I'm struggling with this proof... if anyone could help, it would be super appreciated!
Let $n$ be an odd positive integer, and write $n = 2k + 1$. Give a combinatorial proof to show that $$\frac{2^n}{2}= \sum^n_{i=k+1} {n \choose i} .$$
Thanks in advance!
On
$n$ odd means that there are an even number of $n\choose i$'s, as $i$ ranges from $0$ to $n$.
Then since ${n\choose i}={n\choose n-i}$, we get $2^n=\sum_{i=0}^n{n\choose i}=2\cdot\sum_{i=k+1}^n{n\choose i}$.
On
There are a few points to notice.
The numbers $0,......,k$ and $k+1, .....n$ are each half of the numbers from $0$ to $n=2k+1$.
${n\choose i}$ means "the number of ways to choose $i$ elements from $n$". Common sense tells as that choose $i$ elements to be selected is the exact same then choose all but $i$ elements to not be selected and so ${n\choose i}$ should equal ${n\choose n-i}$. And indeed ${n\choose i} = \frac {n!}{i!(n-i)!} = \frac {n!}{(n-i)!(n-(n-i))!} = {n\choose n-i}$.
Thus for any $ \le k$ then ${n\choose i} = {n\choose n-i=j}$ for some $j = n-i \ge k+1$.
So $\sum_{i = 0}^k {n\choose i} = \sum_{j=k+1}^n{n\choose j}$.

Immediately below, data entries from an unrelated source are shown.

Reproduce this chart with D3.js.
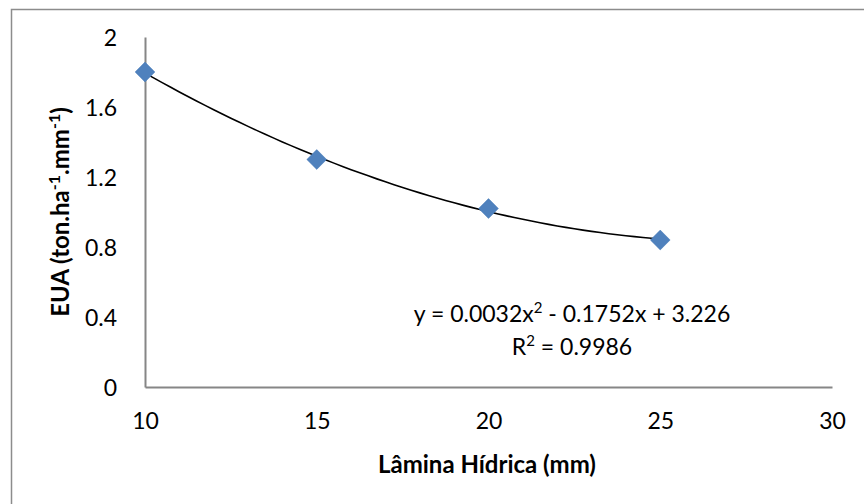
<!DOCTYPE html>
<html><head><meta charset="utf-8">
<script src="https://cdn.jsdelivr.net/npm/d3@7"></script>
<style>body{margin:0;background:#fff}svg{display:block;font-family:Lato,"Open Sans",sans-serif}</style>
</head><body><svg id="c" width="864" height="504"></svg>
<script>
const xValues = [10, 15, 20, 25];
const yValues = [1.8, 1.3, 1.02, 0.84];
const xTicks = [10, 15, 20, 25, 30];
const yTicks = [0, 0.4, 0.8, 1.2, 1.6, 2];
const trendCoef = [0.0032, -0.1752, 3.226];
const eqParts = ["y = 0.0032x", "2", " - 0.1752x + 3.226"];
const r2Parts = ["R", "2", " = 0.9986"];
const xTitle = "Lâmina Hídrica (mm)";

const FS = 23;
const svg = d3.select("#c");
svg.append("rect").attr("x",11.5).attr("y",9.5).attr("width",900).attr("height",600)
  .attr("fill","none").attr("stroke","#8c8c8c").attr("stroke-width",1.5);

const x = d3.scaleLinear().domain([10,30]).range([145,832]);
const y = d3.scaleLinear().domain([0,2]).range([387,37]);

const xa = svg.append("g").attr("transform","translate(0,387)")
  .call(d3.axisBottom(x).tickValues(xTicks).tickSize(0).tickPadding(26).tickFormat(d3.format("d")));
const ya = svg.append("g").attr("transform","translate(145,0)")
  .call(d3.axisLeft(y).tickValues(yTicks).tickSize(0).tickPadding(28).tickFormat(d=>String(d)));
[xa,ya].forEach(a=>{
  a.select(".domain").attr("stroke","#868686").attr("stroke-width",2);
  a.selectAll("text").attr("font-size",FS).attr("fill","#000").attr("font-family","Lato,sans-serif");
});
ya.selectAll("text").attr("dy","0.35em");

// trendline
const xs = d3.range(10, 25.01, 0.25);
const f = v => trendCoef[0]*v*v + trendCoef[1]*v + trendCoef[2];
svg.append("path").datum(xs)
  .attr("d", d3.line().x(d=>x(d)).y(d=>y(f(d))).curve(d3.curveBasis))
  .attr("fill","none").attr("stroke","#000").attr("stroke-width",1.6);

// markers
svg.selectAll(".pt").data(xValues.map((v,i)=>[v,yValues[i]])).join("path")
  .attr("d", d3.symbol().type(d3.symbolSquare).size(196))
  .attr("transform", d=>`translate(${x(d[0])},${y(d[1])}) rotate(45)`)
  .attr("fill","#4F81BD").attr("stroke","#4A7EBB").attr("stroke-width",0.5);

function supText(parts, px, py, bold){
  const t = svg.append("text").attr("x",px).attr("y",py).attr("text-anchor","middle")
    .attr("font-size",FS);
  if (bold) t.attr("font-weight","bold");
  return t;
}
const e1 = supText(eqParts, 572, 322);
e1.append("tspan").text(eqParts[0]);
e1.append("tspan").attr("font-size",15).attr("dy",-9).text(eqParts[1]);
e1.append("tspan").attr("dy",9).text(eqParts[2]);
const e2 = supText(r2Parts, 572, 355);
e2.append("tspan").text(r2Parts[0]);
e2.append("tspan").attr("font-size",15).attr("dy",-9).text(r2Parts[1]);
e2.append("tspan").attr("dy",9).text(r2Parts[2]);

// axis titles
svg.append("text").attr("x",487).attr("y",473).attr("text-anchor","middle")
  .attr("font-size",24).attr("font-weight","bold").text(xTitle);
const yt = svg.append("text").attr("transform","translate(69,212) rotate(-90)")
  .attr("text-anchor","middle").attr("font-size",24).attr("font-weight","bold");
yt.append("tspan").text("EUA (ton.ha");
yt.append("tspan").attr("font-size",16).attr("dy",-9).text("-1");
yt.append("tspan").attr("dy",9).text(".mm");
yt.append("tspan").attr("font-size",16).attr("dy",-9).text("-1");
yt.append("tspan").attr("dy",9).text(")");
</script></body></html>
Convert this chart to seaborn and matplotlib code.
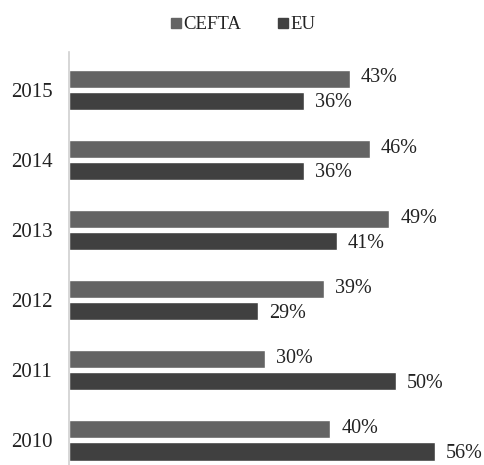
import pandas as pd
import matplotlib
matplotlib.use('Agg')
import matplotlib.pyplot as plt
import seaborn as sns
from matplotlib.lines import Line2D

years = ['2015', '2014', '2013', '2012', '2011', '2010']
cefta = [43, 46, 49, 39, 30, 40]
eu = [36, 36, 41, 29, 50, 56]
series = ['CEFTA', 'EU']
colors = ['#646464', '#404040']

df = pd.DataFrame({
    'year': years * 2,
    'share': cefta + eu,
    'region': ['CEFTA'] * len(years) + ['EU'] * len(years),
})

sns.set_style('white')
plt.rcParams['font.family'] = ['Liberation Serif', 'DejaVu Serif']

fig = plt.figure(figsize=(4.84, 4.65), dpi=100)
ax = fig.add_axes([69 / 484, 0.0, 392 / 484, 0.888])

sns.barplot(data=df, y='year', x='share', hue='region', order=years,
            hue_order=series, palette=colors, orient='h', width=0.63,
            gap=0.18, saturation=1, legend=False, ax=ax)

# value labels: CEFTA a touch above its bar, EU a touch below
for cont, dy in zip(ax.containers, [0.5, -1.5]):
    for p in cont:
        w = p.get_width()
        ax.annotate(f'{w:.0f}%', (w, p.get_y() + p.get_height() / 2),
                    xytext=(8, dy), textcoords='offset points',
                    ha='left', va='center', fontsize=14.5, color='#222222')

ax.set_xlim(0, 60)
ax.set_ylim(5.35, -0.535)
ax.set_xlabel('')
ax.set_ylabel('')
ax.set_xticks([])
ax.tick_params(axis='y', length=0, pad=12, labelsize=15, labelcolor='#222222')
for s in ['top', 'right', 'bottom']:
    ax.spines[s].set_visible(False)
ax.spines['left'].set_color('#d0d0d0')
ax.spines['left'].set_linewidth(1.2)

handles = [Line2D([], [], marker='s', linestyle='none', markersize=7,
                  color=c) for c in colors]
fig.legend(handles, series, loc='center', bbox_to_anchor=(0.5, 0.947),
           ncol=2, frameon=False, fontsize=13.5, handletextpad=0.0,
           columnspacing=1.8, handlelength=0.8, labelcolor='#222222')

fig.savefig('out.png', dpi=100)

And so $\sum_{i=0}^n{n\choose i} = \sum_{i = 0}^k {n\choose i}+ \sum_{j=k+1}^n{n\choose j} = 2\sum_{j=k+1}^n{n\choose j}$.
Now if ${n\choose i}$ is all the ways to choose $i$ from $n$. then $\sum_{i=0}^n {n\choose i}$ is the total number of ways to choose any number from $n$. And common sense tells us that for every element in a set of $n$ items we can either choose it or not choose it. So $\sum_{i=0}^n {n\choose i} = 2^n$.
So.....
$2^n = \sum_{i=0}^n{n\choose i} = \sum_{i = 0}^k {n\choose i}+ \sum_{j=k+1}^n{n\choose j} = 2\sum_{j=k+1}^n{n\choose j}$
So $\frac {2^n}2= \sum_{j=k+1}^n{n\choose j}$.
We can interpret that as "the number of ways to select more than half of odd number of $n$ items is half of the total number of ways to pick any number of items".
$$\sum_{i=k+1}^n\binom ni=\sum_{i=k+1}^{2k+1}\binom{2k+1}{i}$$ counts the number of subsets of a set $S$ with $2k+1$ elements, with at least half of the elements. To count this, we can first choose a subset of $S$ by, for each of the $2k+1$ elements, either choosing to put it in, or not. This can be done in $2^{2k+1}$ ways (since there are $2k+1$ independent choices to make). Afterwards, we can pair each subset $X$ with its "inverse" $S\setminus X$. Each of the ${2^{2k+1}\over2}={2^n\over2}$ pairs will contain exactly one subset with half the elements or more. Our result then follows. $\blacksquare$